Written instruction >> Give back every line exactly as it appears, pictures excluded.
* * * * * * * * *
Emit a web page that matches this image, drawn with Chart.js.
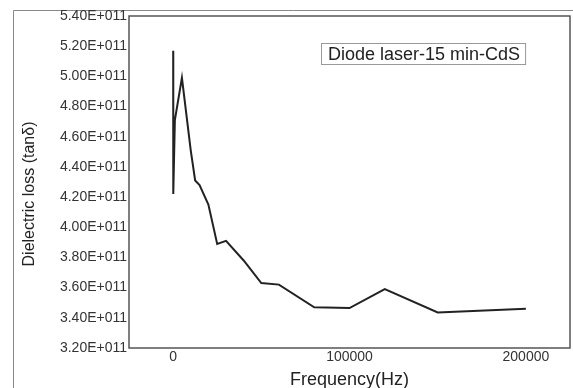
<!DOCTYPE html>
<html>
<head>
<meta charset="utf-8">
<script src="https://cdn.jsdelivr.net/npm/chart.js@4/dist/chart.umd.min.js"></script>
<style>
html,body{margin:0;padding:0;background:#fff;}
#wrap{width:573px;height:388px;position:relative;}
</style>
</head>
<body>
<div id="wrap"><canvas id="c" width="573" height="388"></canvas></div>
<script>
// Data
const frequencies = [50, 100, 1000, 5000, 10000, 12500, 15000, 20000, 25000, 30000, 40000, 50000, 60000, 80000, 100000, 120000, 150000, 200000];
const lossValues = [5.17e11, 4.22e11, 4.71e11, 4.99e11, 4.51e11, 4.31e11, 4.28e11, 4.15e11, 3.89e11, 3.91e11, 3.78e11, 3.63e11, 3.62e11, 3.47e11, 3.465e11, 3.59e11, 3.435e11, 3.46e11];
const xTicks = [0, 100000, 200000];
const yTicks = [3.2e11, 3.4e11, 3.6e11, 3.8e11, 4.0e11, 4.2e11, 4.4e11, 4.6e11, 4.8e11, 5.0e11, 5.2e11, 5.4e11];
const seriesLabel = 'Diode laser-15 min-CdS';
const xTitle = 'Frequency(Hz)';
const yTitle = 'Dielectric loss (tan\u03B4)';

const FONT = "'Liberation Sans', Arial, sans-serif";

const framePlugin = {
  id: 'frame',
  beforeDraw(chart) {
    const ctx = chart.ctx;
    ctx.save();
    ctx.fillStyle = '#fff';
    ctx.fillRect(0, 0, chart.width, chart.height);
    ctx.strokeStyle = '#888';
    ctx.lineWidth = 1;
    ctx.beginPath();
    ctx.moveTo(13.5, chart.height);
    ctx.lineTo(13.5, 10.5);
    ctx.lineTo(chart.width, 10.5);
    ctx.stroke();
    ctx.restore();
  },
  afterDraw(chart) {
    const ctx = chart.ctx;
    const a = chart.chartArea;
    ctx.save();
    ctx.strokeStyle = '#555';
    ctx.lineWidth = 1.5;
    ctx.strokeRect(a.left, a.top, a.right - a.left, a.bottom - a.top);
    // y axis title
    ctx.save();
    ctx.translate(30, 194);
    ctx.rotate(-Math.PI / 2);
    ctx.font = '16px ' + FONT;
    ctx.fillStyle = '#222';
    ctx.textAlign = 'center';
    ctx.textBaseline = 'middle';
    ctx.fillText(yTitle, 0, 0);
    ctx.restore();
    // legend box
    ctx.font = '18px ' + FONT;
    const label = chart.data.datasets[0].label;
    const w = ctx.measureText(label).width;
    const bx = 321, by = 43, bh = 21;
    ctx.strokeStyle = '#999';
    ctx.lineWidth = 1;
    ctx.strokeRect(bx + 0.5, by + 0.5, w + 12, bh);
    ctx.fillStyle = '#222';
    ctx.textBaseline = 'middle';
    ctx.textAlign = 'left';
    ctx.fillText(label, bx + 7, by + bh / 2 + 1.5);
    ctx.restore();
  }
};

new Chart(document.getElementById('c'), {
  type: 'line',
  data: {
    datasets: [{
      label: seriesLabel,
      data: frequencies.map((f, i) => ({x: f, y: lossValues[i]})),
      borderColor: '#222',
      borderWidth: 2,
      pointRadius: 0,
      tension: 0,
      fill: false
    }]
  },
  options: {
    responsive: false,
    animation: false,
    layout: {padding: {top: 16, right: 3, left: 0, bottom: 0}},
    plugins: {legend: {display: false}, tooltip: {enabled: false}},
    scales: {
      x: {
        type: 'linear',
        min: -25000,
        max: 225000,
        afterBuildTicks(s) { s.ticks = xTicks.map(v => ({value: v})); },
        afterFit(s) { s.height = 40; },
        grid: {display: false, drawTicks: false},
        border: {display: false},
        ticks: {
          padding: 1,
          color: '#333',
          font: {family: FONT, size: 14},
          callback: v => String(v),
          maxRotation: 0
        },
        title: {
          display: true,
          text: xTitle,
          color: '#222',
          font: {family: FONT, size: 18, lineHeight: 1},
          padding: {top: 0, bottom: -1}
        }
      },
      y: {
        type: 'linear',
        min: 3.2e11,
        max: 5.4e11,
        afterBuildTicks(s) { s.ticks = yTicks.map(v => ({value: v})); },
        afterFit(s) { s.width = 129; },
        grid: {display: false, drawTicks: false},
        border: {display: false},
        ticks: {
          padding: 2,
          color: '#333',
          font: {family: FONT, size: 14},
          callback: v => (Math.round(v / 1e9) / 100).toFixed(2) + 'E+011'
        },
        title: {display: false}
      }
    }
  },
  plugins: [framePlugin]
});
</script>
</body>
</html>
* * * * * * * * *
Answer to the exercise >>
Emit a web page that matches this image, drawn with Chart.js.
<!DOCTYPE html>
<html>
<head>
<meta charset="utf-8">
<script src="https://cdn.jsdelivr.net/npm/chart.js@4/dist/chart.umd.min.js"></script>
<style>
html,body{margin:0;padding:0;background:#fff;}
#wrap{width:573px;height:388px;position:relative;}
</style>
</head>
<body>
<div id="wrap"><canvas id="c" width="573" height="388"></canvas></div>
<script>
// Data
const frequencies = [50, 100, 1000, 5000, 10000, 12500, 15000, 20000, 25000, 30000, 40000, 50000, 60000, 80000, 100000, 120000, 150000, 200000];
const lossValues = [5.17e11, 4.22e11, 4.71e11, 4.99e11, 4.51e11, 4.31e11, 4.28e11, 4.15e11, 3.89e11, 3.91e11, 3.78e11, 3.63e11, 3.62e11, 3.47e11, 3.465e11, 3.59e11, 3.435e11, 3.46e11];
const xTicks = [0, 100000, 200000];
const yTicks = [3.2e11, 3.4e11, 3.6e11, 3.8e11, 4.0e11, 4.2e11, 4.4e11, 4.6e11, 4.8e11, 5.0e11, 5.2e11, 5.4e11];
const seriesLabel = 'Diode laser-15 min-CdS';
const xTitle = 'Frequency(Hz)';
const yTitle = 'Dielectric loss (tan\u03B4)';

const FONT = "'Liberation Sans', Arial, sans-serif";

const framePlugin = {
  id: 'frame',
  beforeDraw(chart) {
    const ctx = chart.ctx;
    ctx.save();
    ctx.fillStyle = '#fff';
    ctx.fillRect(0, 0, chart.width, chart.height);
    ctx.strokeStyle = '#888';
    ctx.lineWidth = 1;
    ctx.beginPath();
    ctx.moveTo(13.5, chart.height);
    ctx.lineTo(13.5, 10.5);
    ctx.lineTo(chart.width, 10.5);
    ctx.stroke();
    ctx.restore();
  },
  afterDraw(chart) {
    const ctx = chart.ctx;
    const a = chart.chartArea;
    ctx.save();
    ctx.strokeStyle = '#555';
    ctx.lineWidth = 1.5;
    ctx.strokeRect(a.left, a.top, a.right - a.left, a.bottom - a.top);
    // y axis title
    ctx.save();
    ctx.translate(30, 194);
    ctx.rotate(-Math.PI / 2);
    ctx.font = '16px ' + FONT;
    ctx.fillStyle = '#222';
    ctx.textAlign = 'center';
    ctx.textBaseline = 'middle';
    ctx.fillText(yTitle, 0, 0);
    ctx.restore();
    // legend box
    ctx.font = '18px ' + FONT;
    const label = chart.data.datasets[0].label;
    const w = ctx.measureText(label).width;
    const bx = 321, by = 43, bh = 21;
    ctx.strokeStyle = '#999';
    ctx.lineWidth = 1;
    ctx.strokeRect(bx + 0.5, by + 0.5, w + 12, bh);
    ctx.fillStyle = '#222';
    ctx.textBaseline = 'middle';
    ctx.textAlign = 'left';
    ctx.fillText(label, bx + 7, by + bh / 2 + 1.5);
    ctx.restore();
  }
};

new Chart(document.getElementById('c'), {
  type: 'line',
  data: {
    datasets: [{
      label: seriesLabel,
      data: frequencies.map((f, i) => ({x: f, y: lossValues[i]})),
      borderColor: '#222',
      borderWidth: 2,
      pointRadius: 0,
      tension: 0,
      fill: false
    }]
  },
  options: {
    responsive: false,
    animation: false,
    layout: {padding: {top: 16, right: 3, left: 0, bottom: 0}},
    plugins: {legend: {display: false}, tooltip: {enabled: false}},
    scales: {
      x: {
        type: 'linear',
        min: -25000,
        max: 225000,
        afterBuildTicks(s) { s.ticks = xTicks.map(v => ({value: v})); },
        afterFit(s) { s.height = 40; },
        grid: {display: false, drawTicks: false},
        border: {display: false},
        ticks: {
          padding: 1,
          color: '#333',
          font: {family: FONT, size: 14},
          callback: v => String(v),
          maxRotation: 0
        },
        title: {
          display: true,
          text: xTitle,
          color: '#222',
          font: {family: FONT, size: 18, lineHeight: 1},
          padding: {top: 0, bottom: -1}
        }
      },
      y: {
        type: 'linear',
        min: 3.2e11,
        max: 5.4e11,
        afterBuildTicks(s) { s.ticks = yTicks.map(v => ({value: v})); },
        afterFit(s) { s.width = 129; },
        grid: {display: false, drawTicks: false},
        border: {display: false},
        ticks: {
          padding: 2,
          color: '#333',
          font: {family: FONT, size: 14},
          callback: v => (Math.round(v / 1e9) / 100).toFixed(2) + 'E+011'
        },
        title: {display: false}
      }
    }
  },
  plugins: [framePlugin]
});
</script>
</body>
</html>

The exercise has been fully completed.